Ever since I was very little I've had a hard time making friends in real life. When I was young, my mom had to physically go up and ask other children "Hey can Shannon play with you? :3". As I've grown I still haven't shed that fear of sorts.

I don't have any problem with TALKING to people. And if other people initiate the friendship/talking/whatever I'm totally fine and you'd never guess that I was 'so shy'. But I just have serious problem with instigating things. I have these horrible feelings deep inside that I'm bothering people, or guilting them into something they'd rather not do. I can't even invite friends to go see a movie most the time, because I'm so worried about it.

Needless to say it's made my friendships kind of difficult. And in nearly ever occassion it's gotten to the point where I have a really close friend, we meet someone new (and cooler then me), and then all the sudden I'm dropped like a bad habit. And since I just can't... you know.. try to make people do things with me it soon becomes this horrible mess where I get to listen to "Ohhh me and blahhh had SUCH a great time" on aim every night, but never once get invited to do said stuff with anyone. Not until it's convienent for them and their other friend can't do anything. And the one or two times when I have gotten so fed up and mentioned it I get some thing about "Well YOU could invite us to go do stuff", which as I've mentioned before.. I can't. I just can't.

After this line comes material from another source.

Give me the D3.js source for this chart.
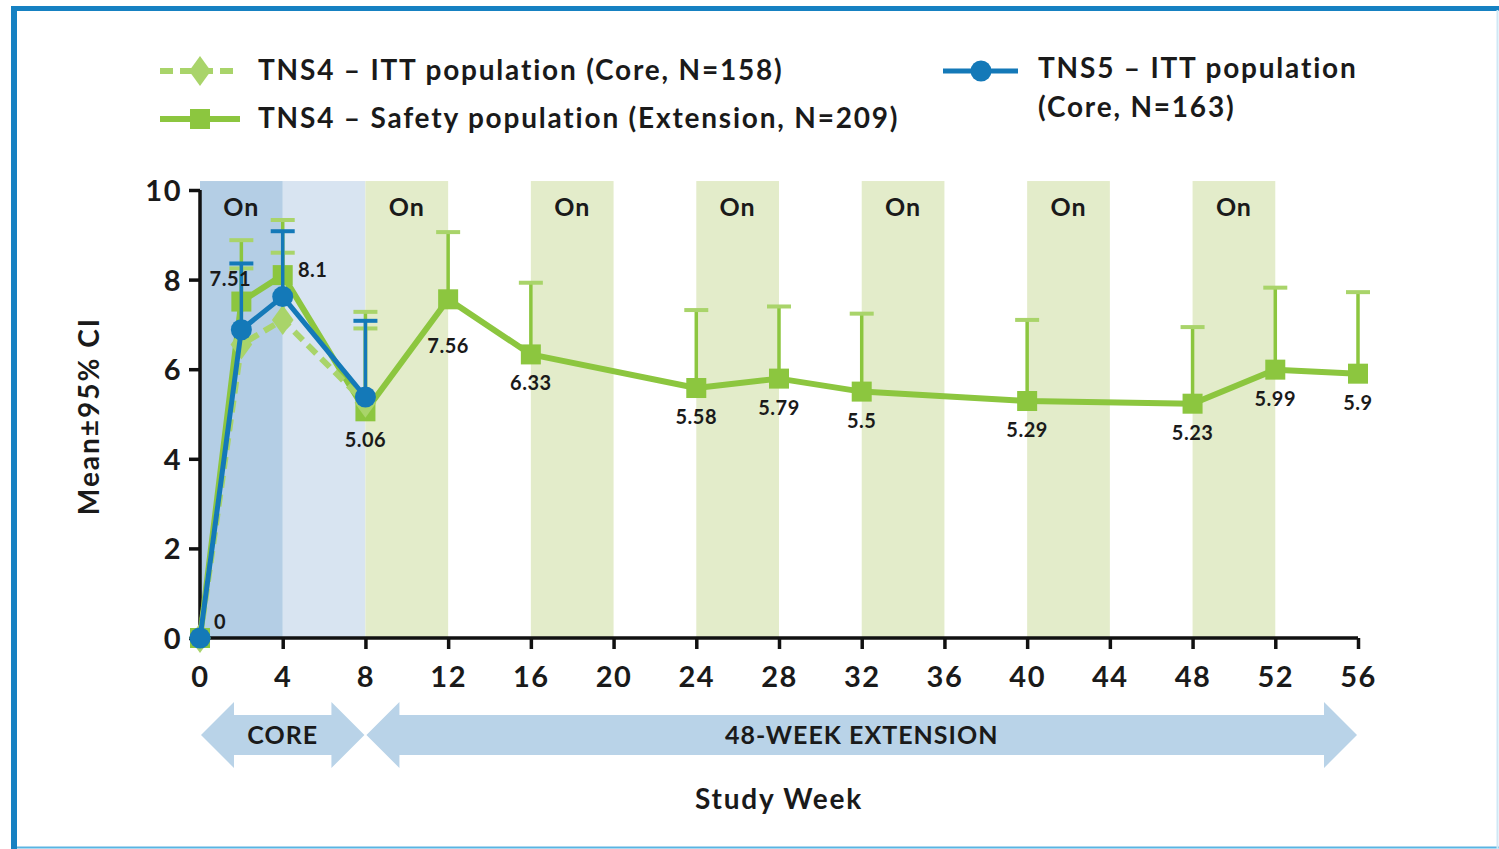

Now I'm kind of an extreme, borderline a hermit, but the point remains it DOES hurt alot to hear about your friends doing cool stuff when you aren't invited. It hurts even more when you ask people to do things and the request gets completely ignored/rejected. You have so little time left together, if they can't see that and don't want to spend as much time with you as possible that's something their missing, and will possibly get to regret once you've gone. I really can't say anything that I know will make you feel better about the whole situation, but I just wanted to say don't ever feel bad about (or let other people convince you don't deserve to feel) being neglected or 'mistreated'. If the only way other people can react to you releasing your true feelings when you're hurting is defensiveness or flippancy then they aren't even worth it.